New IIS Publication on Philosophy in Persia
An Anthology of Philosophy in Persia, Vol. 1: From Zoroaster to ‘Umar Khayyam presents a millennial tradition of philosophy in Persia. Edited by S. H. Nasr and M. Aminrazavi, the first volume begins with the period from Zoroaster and ends with ‘Umar Khayyam who died in the early twelfth century CE.
Seyyed Hossein Nasr, a well known Muslim scholar, is professor of Islamic Studies at the George Washington University. Mahdi Aminrazavi is professor of philosophy and religion at the University of Mary Washington and the Director of its Middle Eastern Studies programme.

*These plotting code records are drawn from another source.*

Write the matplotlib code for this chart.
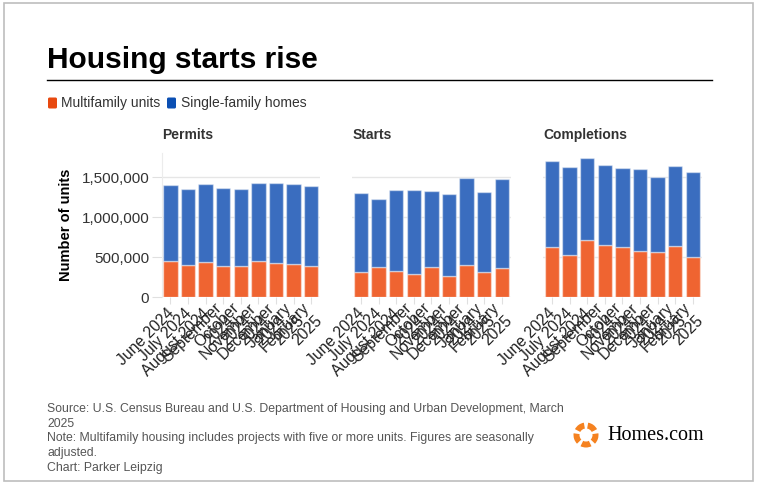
import matplotlib
matplotlib.use("Agg")
import matplotlib.pyplot as plt
from matplotlib.patches import Rectangle, FancyBboxPatch, Wedge
from matplotlib.ticker import FuncFormatter
from matplotlib.transforms import ScaledTranslation

plt.rcParams['font.family'] = ['Liberation Sans', 'DejaVu Sans']

months = ["June 2024", "July 2024", "August 2024", "September\n2024", "October\n2024",
          "November\n2024", "December\n2024", "January\n2025", "February\n2025"]
panels = ["Permits", "Starts", "Completions"]

# values in units
permits_multi = [458e3, 408e3, 442e3, 396e3, 388e3, 458e3, 425e3, 417e3, 396e3]
permits_single = [942e3, 942e3, 970e3, 966e3, 970e3, 975e3, 1000e3, 995e3, 996e3]
starts_multi = [321e3, 375e3, 333e3, 288e3, 383e3, 263e3, 400e3, 321e3, 367e3]
starts_single = [987e3, 858e3, 1009e3, 1050e3, 942e3, 1025e3, 1092e3, 1000e3, 1108e3]
comp_multi = [625e3, 529e3, 712e3, 650e3, 625e3, 583e3, 567e3, 642e3, 508e3]
comp_single = [1075e3, 1100e3, 1026e3, 1004e3, 992e3, 1017e3, 933e3, 996e3, 1063e3]

multi = [permits_multi, starts_multi, comp_multi]
single = [permits_single, starts_single, comp_single]

orange = '#ef6431'
blue = '#3a6dbf'

W, H = 759, 486
fig = plt.figure(figsize=(W / 100, H / 100), dpi=100)
fig.patch.set_facecolor('white')

# overlay in pixel units for title, legend, footer
ov = fig.add_axes([0, 0, 1, 1])
ov.set_xlim(0, W)
ov.set_ylim(H, 0)
ov.axis('off')
ov.add_patch(Rectangle((4, 3), 749, 478, fill=False, edgecolor='#bdbdbd', lw=1.2))
ov.text(47, 68, "Housing starts rise", fontsize=21.5, fontweight='bold', va='baseline', color='black')
ov.plot([47, 712], [80, 80], color='black', lw=1)
ov.add_patch(FancyBboxPatch((48, 97.5), 9, 11, boxstyle='round,pad=0,rounding_size=1.5',
                            facecolor='#e8490f', edgecolor='none'))
ov.text(61, 103, "Multifamily units", fontsize=10, va='center', color='#333333')
ov.add_patch(FancyBboxPatch((167, 97.5), 9, 11, boxstyle='round,pad=0,rounding_size=1.5',
                            facecolor='#0b4fb3', edgecolor='none'))
ov.text(181, 103, "Single-family homes", fontsize=10, va='center', color='#333333')

footer = ("Source: U.S. Census Bureau and U.S. Department of Housing and Urban Development, March\n"
          "2025\n"
          "Note: Multifamily housing includes projects with five or more units. Figures are seasonally\n"
          "adjusted.\n"
          "Chart: Parker Leipzig")
ov.text(47, 403, footer, fontsize=8.8, color='#555555', va='top', linespacing=1.3)

# Homes.com logo
for k in range(5):
    a = 90 + 72 * k
    ov.add_patch(Wedge((586, 435), 12.5, a - 26, a + 26, width=6, facecolor='#f58220',
                       edgecolor='none'))
ov.text(607, 435, "Homes.com", fontsize=14.5, family='Liberation Serif', va='center', color='black')

# panels
lefts = [161.7, 352.3, 543.3]
x = list(range(len(months)))
shift = ScaledTranslation(0.03, -0.04, fig.dpi_scale_trans)
for i, name in enumerate(panels):
    ax = fig.add_axes([lefts[i] / W, (H - 297.3) / H, 158.3 / W, 144 / H])
    ax.bar(x, multi[i], width=0.82, color=orange, edgecolor=(1, 1, 1, 0.45), lw=1, zorder=3)
    ax.bar(x, single[i], width=0.82, bottom=multi[i], color=blue, edgecolor=(1, 1, 1, 0.45),
           lw=1, zorder=3)
    ax.set_xlim(-0.5, 8.5)
    ax.set_ylim(0, 1.8e6)
    ax.set_yticks([0, 500000, 1000000, 1500000])
    ax.grid(axis='y', color='#e6e6e6', lw=1, zorder=0)
    for s in ['top', 'right', 'bottom']:
        ax.spines[s].set_visible(False)
    if i == 0:
        ax.spines['left'].set_color('#ececec')
        ax.yaxis.set_major_formatter(FuncFormatter(lambda v, p: f"{int(v):,}"))
        ax.tick_params(axis='y', length=7, color='#e0e0e0', labelsize=11, labelcolor='#333333', pad=2)
        ax.set_ylabel("Number of units", fontsize=10.5, fontweight='bold', labelpad=6)
    else:
        ax.spines['left'].set_visible(False)
        ax.tick_params(axis='y', length=0, labelleft=False)
    ax.set_xticks(x)
    ax.set_xticklabels(months, rotation=45, ha='right', va='center_baseline',
                       rotation_mode='anchor', fontsize=11.3, color='#222222')
    for lab in ax.get_xticklabels():
        lab.set_transform(lab.get_transform() + shift)
    ax.tick_params(axis='x', length=5, color='#e0e0e0', pad=4)
    ax.text(0, 1.13, name, transform=ax.transAxes, fontsize=10, fontweight='bold',
            color='#333333', va='center')

fig.savefig("out.png", dpi=100, facecolor='white')
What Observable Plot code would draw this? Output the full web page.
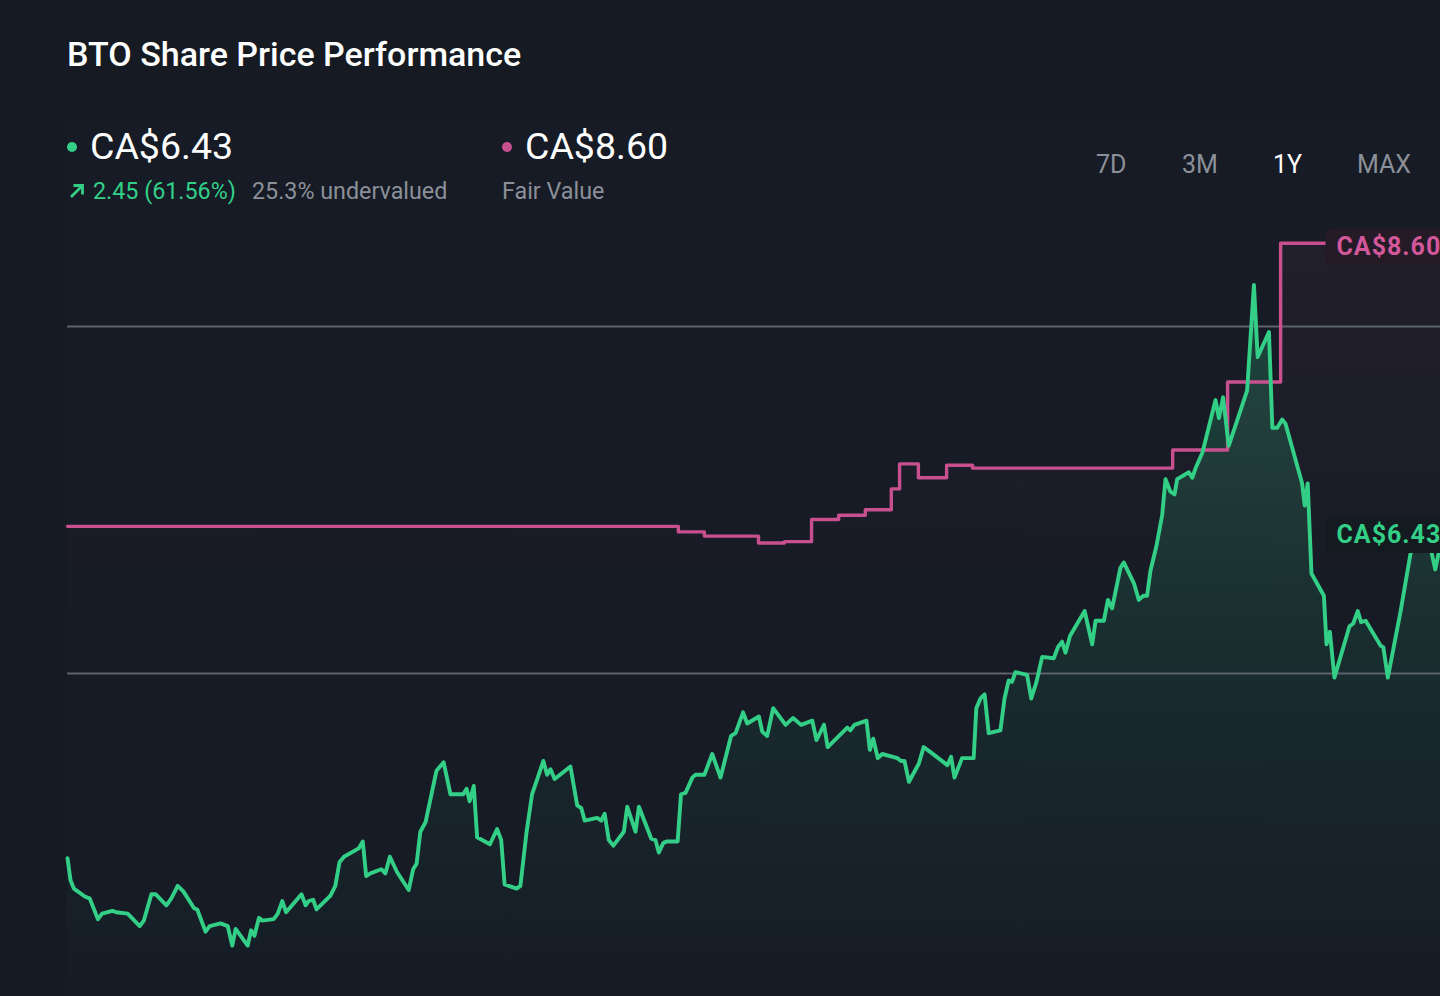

The texts translated and introduced here are limited to Persia proper, and exclude works written in Persian in India, the Ottoman Empire, and elsewhere. The four volume anthology will seek to bring out in a chronological fashion the continuous tradition of philosophical reflection and writing in Persia. It is perhaps this long tradition, which contributed to the fact that a large number of philosophers in Islamic milieu came from Persia, where a lively philosophical tradition was retained in the centuries after Ibn Rushd.
Beginning with some of the Zoroastrian texts with philosophical import, the anthology stretches from the lesser known pre-Islamic period to the Islamic era, encompassing the falsafah tradition as well as texts from kalam (theology) and ‘irfan (gnosis) traditions. Works of major figures like Farabi, Avicenna, Razi, Biruni and Khayyam are included. The themes covered in various selected texts include creation stories, character of divinity, happiness, political organisation, knowledge, theodicy, time, and the status of reason. Each section in the anthology consists of an introductory essay and translation of a text from an important philosopher. The introductions provide brief biographical information about the author and situate the selected texts in the context of the author’s overall philosophical contributions.
In addition to providing a rare opportunity for the English speaking world to get familiar with the philosophical tradition in one of the oldest civilisations of the world, this Anthology will also serve as a contribution to the ongoing shift in the humanities towards recognising the value of non-western philosophical traditions.